P.J. O'Rourke asked the "Are they through yet" question in his book Parliament of Whores, at least a decade ago (I can't be bothered to look up the publication date).

The answer still seems to be "no".

Interesting to reflect, in passing, that the rights of jury trial and habeas corpus that were initiated and codified by a mediaeval monarch are being eroded by a bunch of elected tyrants. The Republican case is now made most strongly not by any discontent with the way the monarch carries out her role, or by opposition to the hereditary principle, but rather by the reflection that these bastards are not fit to wield the Royal Prerogative. Parliament should only have limited powers, not essentially those of an absolute monarch.

Tim adds: Aw, damn, do you have to point out that yet another of my jokes is stolen from PJ?

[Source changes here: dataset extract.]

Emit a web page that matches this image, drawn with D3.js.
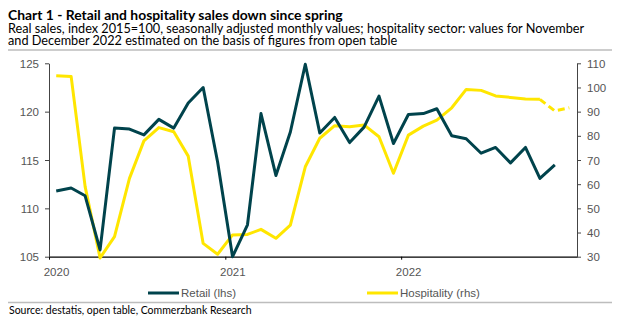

Posted by: Peter Risdon | Oct 29, 2006 8:23:53 PM

In English law 'time immemorial' is defined as 1189. In New Labour, it is defined as 'last Wednesday'.

Posted by: Andrew Zalotocky | Oct 29, 2006 9:20:34 PM

"initiated and codified by a mediaeval monarch": and a bloody Frog, to boot.

Posted by: dearieme | Oct 29, 2006 10:00:45 PM

Peter Risdon - Excellent post!

Posted by: Verity | Oct 29, 2006 10:19:42 PM

No, you're all wrong - it's 00:00:00.000 1st Jan 1970. Nothing existed prior to this date.

Posted by: sanbikinoriaon | Oct 30, 2006 9:22:29 AM

When do you think they will get the job finished so that the politicians will all go home?

They just need to enact the one allowing me to opt out of the income tax system and they're all set.